─── SOURCE EXCERPT
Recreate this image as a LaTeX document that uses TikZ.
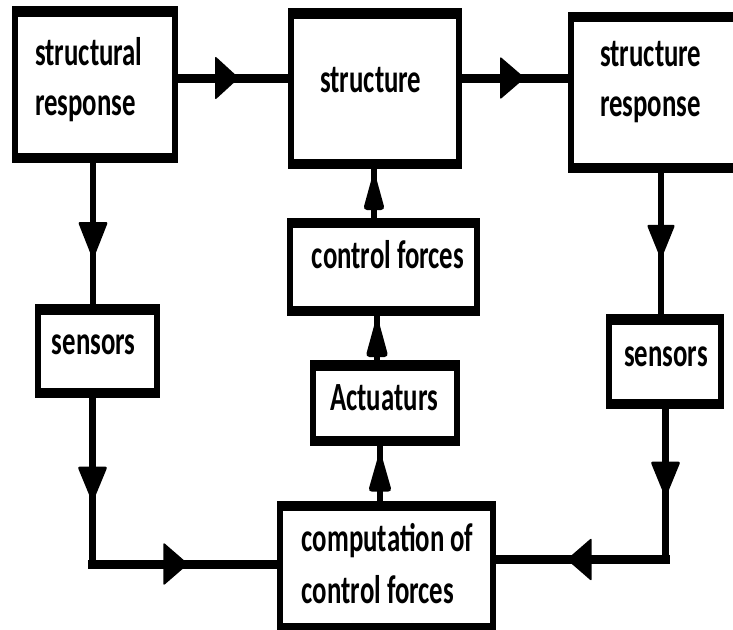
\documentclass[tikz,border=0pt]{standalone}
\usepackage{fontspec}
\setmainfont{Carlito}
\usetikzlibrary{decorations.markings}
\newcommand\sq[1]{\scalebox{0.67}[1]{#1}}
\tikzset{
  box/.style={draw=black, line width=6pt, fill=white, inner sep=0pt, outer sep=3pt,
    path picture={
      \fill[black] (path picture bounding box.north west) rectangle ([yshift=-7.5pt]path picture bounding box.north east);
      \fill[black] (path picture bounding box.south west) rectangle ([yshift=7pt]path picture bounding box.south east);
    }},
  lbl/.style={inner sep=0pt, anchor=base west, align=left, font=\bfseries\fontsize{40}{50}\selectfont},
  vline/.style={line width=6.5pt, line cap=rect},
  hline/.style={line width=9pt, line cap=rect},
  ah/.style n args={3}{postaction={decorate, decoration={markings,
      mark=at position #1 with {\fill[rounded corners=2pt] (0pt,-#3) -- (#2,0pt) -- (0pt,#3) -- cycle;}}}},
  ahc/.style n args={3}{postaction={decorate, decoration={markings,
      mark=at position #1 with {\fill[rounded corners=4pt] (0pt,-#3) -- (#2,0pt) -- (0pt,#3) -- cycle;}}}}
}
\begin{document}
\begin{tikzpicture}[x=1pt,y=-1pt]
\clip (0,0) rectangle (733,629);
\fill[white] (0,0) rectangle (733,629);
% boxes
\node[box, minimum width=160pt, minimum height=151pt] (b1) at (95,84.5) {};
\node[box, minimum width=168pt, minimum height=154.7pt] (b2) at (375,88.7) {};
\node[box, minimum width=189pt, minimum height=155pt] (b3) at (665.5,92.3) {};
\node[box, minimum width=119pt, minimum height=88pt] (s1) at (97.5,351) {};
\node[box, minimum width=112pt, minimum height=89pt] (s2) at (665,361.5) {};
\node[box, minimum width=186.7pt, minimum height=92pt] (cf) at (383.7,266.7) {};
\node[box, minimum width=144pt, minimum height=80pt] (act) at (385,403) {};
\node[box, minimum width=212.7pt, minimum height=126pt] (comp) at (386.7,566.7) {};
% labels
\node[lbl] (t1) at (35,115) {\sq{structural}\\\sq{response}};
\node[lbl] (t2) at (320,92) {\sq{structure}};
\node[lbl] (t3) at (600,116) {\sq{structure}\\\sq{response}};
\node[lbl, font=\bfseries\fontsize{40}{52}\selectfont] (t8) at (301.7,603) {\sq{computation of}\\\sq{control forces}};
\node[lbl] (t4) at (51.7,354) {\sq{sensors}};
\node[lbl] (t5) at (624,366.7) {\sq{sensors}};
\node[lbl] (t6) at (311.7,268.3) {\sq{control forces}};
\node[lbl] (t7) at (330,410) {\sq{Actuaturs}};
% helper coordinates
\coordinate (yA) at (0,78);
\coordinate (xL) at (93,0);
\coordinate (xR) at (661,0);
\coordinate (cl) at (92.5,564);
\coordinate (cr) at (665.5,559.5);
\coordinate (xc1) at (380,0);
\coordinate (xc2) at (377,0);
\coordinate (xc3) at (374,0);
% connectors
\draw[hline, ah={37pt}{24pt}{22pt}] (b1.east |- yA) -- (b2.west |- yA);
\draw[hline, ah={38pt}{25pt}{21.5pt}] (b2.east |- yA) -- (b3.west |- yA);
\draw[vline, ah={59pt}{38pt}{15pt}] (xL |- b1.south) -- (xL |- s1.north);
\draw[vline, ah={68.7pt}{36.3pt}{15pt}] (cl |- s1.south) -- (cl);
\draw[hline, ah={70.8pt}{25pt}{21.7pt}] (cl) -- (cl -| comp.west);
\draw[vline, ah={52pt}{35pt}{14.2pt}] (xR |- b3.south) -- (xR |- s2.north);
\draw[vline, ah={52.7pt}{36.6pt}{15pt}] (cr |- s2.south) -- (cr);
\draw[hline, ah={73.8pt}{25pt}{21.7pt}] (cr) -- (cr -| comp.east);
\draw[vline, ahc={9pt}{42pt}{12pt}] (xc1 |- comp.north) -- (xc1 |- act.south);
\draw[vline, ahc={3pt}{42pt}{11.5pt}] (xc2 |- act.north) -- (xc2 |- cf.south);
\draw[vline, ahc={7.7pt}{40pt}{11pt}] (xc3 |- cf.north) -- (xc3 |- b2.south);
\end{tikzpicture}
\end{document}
──────
### WHAT THE TASK ASKS
Write the material out again exactly as it appears, dropping the pictures.

### RESULT
Recreate this image as a LaTeX document that uses TikZ.
\documentclass[tikz,border=0pt]{standalone}
\usepackage{fontspec}
\setmainfont{Carlito}
\usetikzlibrary{decorations.markings}
\newcommand\sq[1]{\scalebox{0.67}[1]{#1}}
\tikzset{
  box/.style={draw=black, line width=6pt, fill=white, inner sep=0pt, outer sep=3pt,
    path picture={
      \fill[black] (path picture bounding box.north west) rectangle ([yshift=-7.5pt]path picture bounding box.north east);
      \fill[black] (path picture bounding box.south west) rectangle ([yshift=7pt]path picture bounding box.south east);
    }},
  lbl/.style={inner sep=0pt, anchor=base west, align=left, font=\bfseries\fontsize{40}{50}\selectfont},
  vline/.style={line width=6.5pt, line cap=rect},
  hline/.style={line width=9pt, line cap=rect},
  ah/.style n args={3}{postaction={decorate, decoration={markings,
      mark=at position #1 with {\fill[rounded corners=2pt] (0pt,-#3) -- (#2,0pt) -- (0pt,#3) -- cycle;}}}},
  ahc/.style n args={3}{postaction={decorate, decoration={markings,
      mark=at position #1 with {\fill[rounded corners=4pt] (0pt,-#3) -- (#2,0pt) -- (0pt,#3) -- cycle;}}}}
}
\begin{document}
\begin{tikzpicture}[x=1pt,y=-1pt]
\clip (0,0) rectangle (733,629);
\fill[white] (0,0) rectangle (733,629);
% boxes
\node[box, minimum width=160pt, minimum height=151pt] (b1) at (95,84.5) {};
\node[box, minimum width=168pt, minimum height=154.7pt] (b2) at (375,88.7) {};
\node[box, minimum width=189pt, minimum height=155pt] (b3) at (665.5,92.3) {};
\node[box, minimum width=119pt, minimum height=88pt] (s1) at (97.5,351) {};
\node[box, minimum width=112pt, minimum height=89pt] (s2) at (665,361.5) {};
\node[box, minimum width=186.7pt, minimum height=92pt] (cf) at (383.7,266.7) {};
\node[box, minimum width=144pt, minimum height=80pt] (act) at (385,403) {};
\node[box, minimum width=212.7pt, minimum height=126pt] (comp) at (386.7,566.7) {};
% labels
\node[lbl] (t1) at (35,115) {\sq{structural}\\\sq{response}};
\node[lbl] (t2) at (320,92) {\sq{structure}};
\node[lbl] (t3) at (600,116) {\sq{structure}\\\sq{response}};
\node[lbl, font=\bfseries\fontsize{40}{52}\selectfont] (t8) at (301.7,603) {\sq{computation of}\\\sq{control forces}};
\node[lbl] (t4) at (51.7,354) {\sq{sensors}};
\node[lbl] (t5) at (624,366.7) {\sq{sensors}};
\node[lbl] (t6) at (311.7,268.3) {\sq{control forces}};
\node[lbl] (t7) at (330,410) {\sq{Actuaturs}};
% helper coordinates
\coordinate (yA) at (0,78);
\coordinate (xL) at (93,0);
\coordinate (xR) at (661,0);
\coordinate (cl) at (92.5,564);
\coordinate (cr) at (665.5,559.5);
\coordinate (xc1) at (380,0);
\coordinate (xc2) at (377,0);
\coordinate (xc3) at (374,0);
% connectors
\draw[hline, ah={37pt}{24pt}{22pt}] (b1.east |- yA) -- (b2.west |- yA);
\draw[hline, ah={38pt}{25pt}{21.5pt}] (b2.east |- yA) -- (b3.west |- yA);
\draw[vline, ah={59pt}{38pt}{15pt}] (xL |- b1.south) -- (xL |- s1.north);
\draw[vline, ah={68.7pt}{36.3pt}{15pt}] (cl |- s1.south) -- (cl);
\draw[hline, ah={70.8pt}{25pt}{21.7pt}] (cl) -- (cl -| comp.west);
\draw[vline, ah={52pt}{35pt}{14.2pt}] (xR |- b3.south) -- (xR |- s2.north);
\draw[vline, ah={52.7pt}{36.6pt}{15pt}] (cr |- s2.south) -- (cr);
\draw[hline, ah={73.8pt}{25pt}{21.7pt}] (cr) -- (cr -| comp.east);
\draw[vline, ahc={9pt}{42pt}{12pt}] (xc1 |- comp.north) -- (xc1 |- act.south);
\draw[vline, ahc={3pt}{42pt}{11.5pt}] (xc2 |- act.north) -- (xc2 |- cf.south);
\draw[vline, ahc={7.7pt}{40pt}{11pt}] (xc3 |- cf.north) -- (xc3 |- b2.south);
\end{tikzpicture}
\end{document}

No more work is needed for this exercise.